== Task ==
Locate the line bearing "What matplotlib code" in the material below, then reproduce it and each following line up to and including the line bearing "plt.rcParams['hatch.linewidth'] = 0.5".

== Recorded information ==
:::
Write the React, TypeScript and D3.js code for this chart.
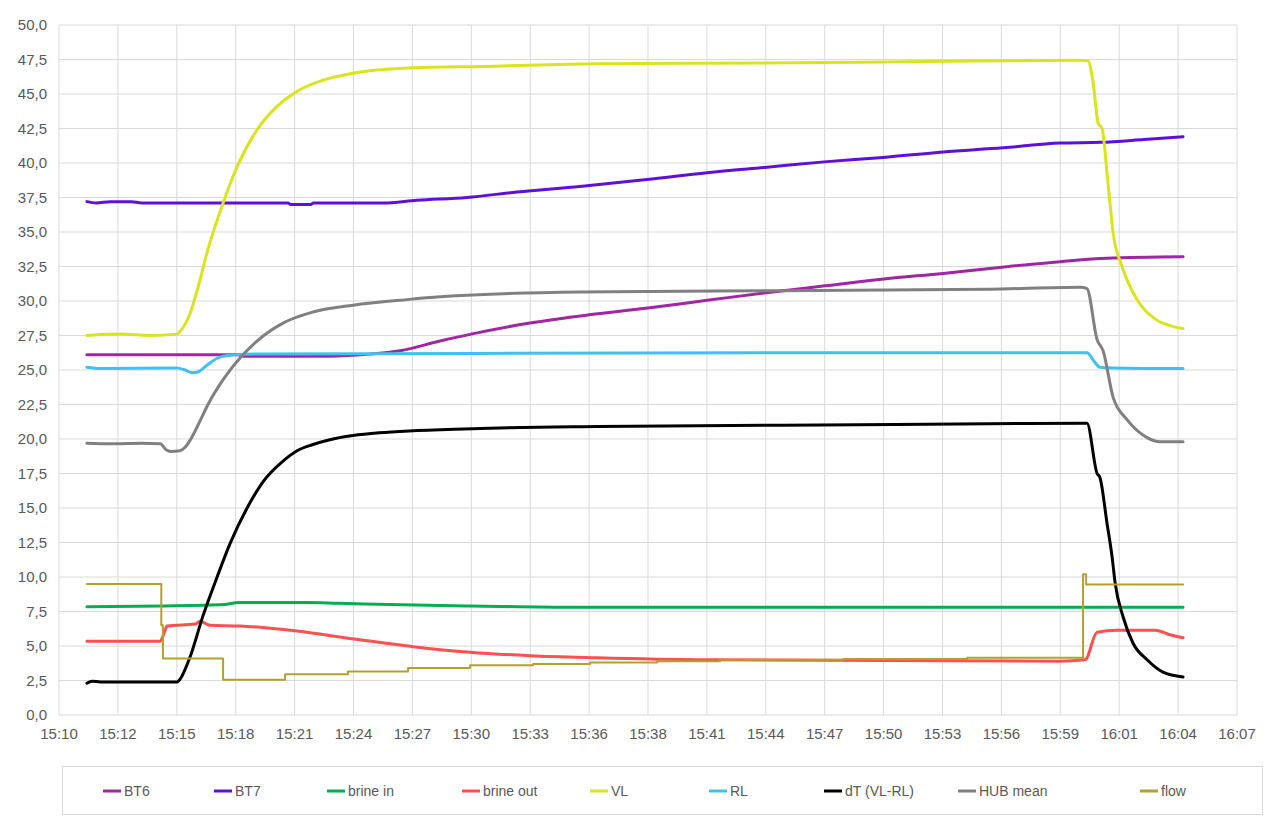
:::
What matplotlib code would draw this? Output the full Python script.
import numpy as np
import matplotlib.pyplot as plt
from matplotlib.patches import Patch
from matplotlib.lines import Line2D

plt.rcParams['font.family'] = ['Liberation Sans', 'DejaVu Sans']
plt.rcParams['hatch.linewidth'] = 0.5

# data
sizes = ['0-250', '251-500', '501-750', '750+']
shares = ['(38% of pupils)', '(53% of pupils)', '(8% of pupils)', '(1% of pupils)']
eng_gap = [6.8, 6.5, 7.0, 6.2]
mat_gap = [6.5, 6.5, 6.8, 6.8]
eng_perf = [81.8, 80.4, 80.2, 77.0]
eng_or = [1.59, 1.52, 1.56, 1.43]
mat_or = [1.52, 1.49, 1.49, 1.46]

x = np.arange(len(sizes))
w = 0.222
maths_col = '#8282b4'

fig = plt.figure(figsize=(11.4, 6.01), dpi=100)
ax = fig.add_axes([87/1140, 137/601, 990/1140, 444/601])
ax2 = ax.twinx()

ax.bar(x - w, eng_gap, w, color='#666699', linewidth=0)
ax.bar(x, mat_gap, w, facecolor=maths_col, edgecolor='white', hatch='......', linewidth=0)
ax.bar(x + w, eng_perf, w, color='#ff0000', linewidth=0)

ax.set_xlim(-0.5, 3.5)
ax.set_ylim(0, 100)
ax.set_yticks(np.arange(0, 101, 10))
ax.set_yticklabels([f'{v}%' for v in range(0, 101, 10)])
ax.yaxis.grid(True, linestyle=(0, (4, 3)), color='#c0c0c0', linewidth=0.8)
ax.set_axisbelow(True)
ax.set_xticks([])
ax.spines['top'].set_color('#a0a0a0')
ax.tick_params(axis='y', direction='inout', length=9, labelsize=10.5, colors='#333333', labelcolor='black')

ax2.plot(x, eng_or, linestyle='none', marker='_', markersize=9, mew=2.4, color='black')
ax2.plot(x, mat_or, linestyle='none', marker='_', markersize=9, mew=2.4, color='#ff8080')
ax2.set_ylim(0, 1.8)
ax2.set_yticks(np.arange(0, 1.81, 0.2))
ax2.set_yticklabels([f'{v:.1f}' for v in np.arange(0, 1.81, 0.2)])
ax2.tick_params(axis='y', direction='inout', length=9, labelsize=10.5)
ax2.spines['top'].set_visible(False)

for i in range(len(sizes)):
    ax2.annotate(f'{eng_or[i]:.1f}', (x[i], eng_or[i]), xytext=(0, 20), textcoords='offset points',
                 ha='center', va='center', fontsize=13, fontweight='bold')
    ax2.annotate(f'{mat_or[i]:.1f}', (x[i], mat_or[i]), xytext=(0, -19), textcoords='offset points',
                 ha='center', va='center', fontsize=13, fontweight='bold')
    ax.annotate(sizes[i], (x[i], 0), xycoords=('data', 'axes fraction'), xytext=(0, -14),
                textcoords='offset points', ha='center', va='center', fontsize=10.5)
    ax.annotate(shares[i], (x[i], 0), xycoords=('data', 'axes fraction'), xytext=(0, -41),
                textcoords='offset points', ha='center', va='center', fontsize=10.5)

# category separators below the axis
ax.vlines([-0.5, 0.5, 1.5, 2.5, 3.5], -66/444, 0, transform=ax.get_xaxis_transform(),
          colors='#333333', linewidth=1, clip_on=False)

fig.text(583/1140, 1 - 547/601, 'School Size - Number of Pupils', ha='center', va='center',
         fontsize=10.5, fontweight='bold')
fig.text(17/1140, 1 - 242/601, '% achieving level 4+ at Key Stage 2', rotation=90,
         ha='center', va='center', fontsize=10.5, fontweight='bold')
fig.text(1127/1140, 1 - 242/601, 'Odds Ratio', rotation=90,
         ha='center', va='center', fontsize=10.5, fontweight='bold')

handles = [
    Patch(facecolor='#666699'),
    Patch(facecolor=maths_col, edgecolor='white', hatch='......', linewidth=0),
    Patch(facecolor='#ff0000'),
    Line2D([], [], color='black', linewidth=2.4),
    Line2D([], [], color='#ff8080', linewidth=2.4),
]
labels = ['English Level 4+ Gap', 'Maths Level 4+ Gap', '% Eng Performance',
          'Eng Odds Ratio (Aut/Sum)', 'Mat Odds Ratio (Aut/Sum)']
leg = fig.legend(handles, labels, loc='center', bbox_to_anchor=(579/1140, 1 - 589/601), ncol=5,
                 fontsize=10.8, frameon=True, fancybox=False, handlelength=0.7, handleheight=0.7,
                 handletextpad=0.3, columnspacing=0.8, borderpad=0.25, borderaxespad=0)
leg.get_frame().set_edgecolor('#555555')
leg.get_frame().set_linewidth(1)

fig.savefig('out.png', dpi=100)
:::
== Complete response ==
What matplotlib code would draw this? Output the full Python script.
import numpy as np
import matplotlib.pyplot as plt
from matplotlib.patches import Patch
from matplotlib.lines import Line2D

plt.rcParams['font.family'] = ['Liberation Sans', 'DejaVu Sans']
plt.rcParams['hatch.linewidth'] = 0.5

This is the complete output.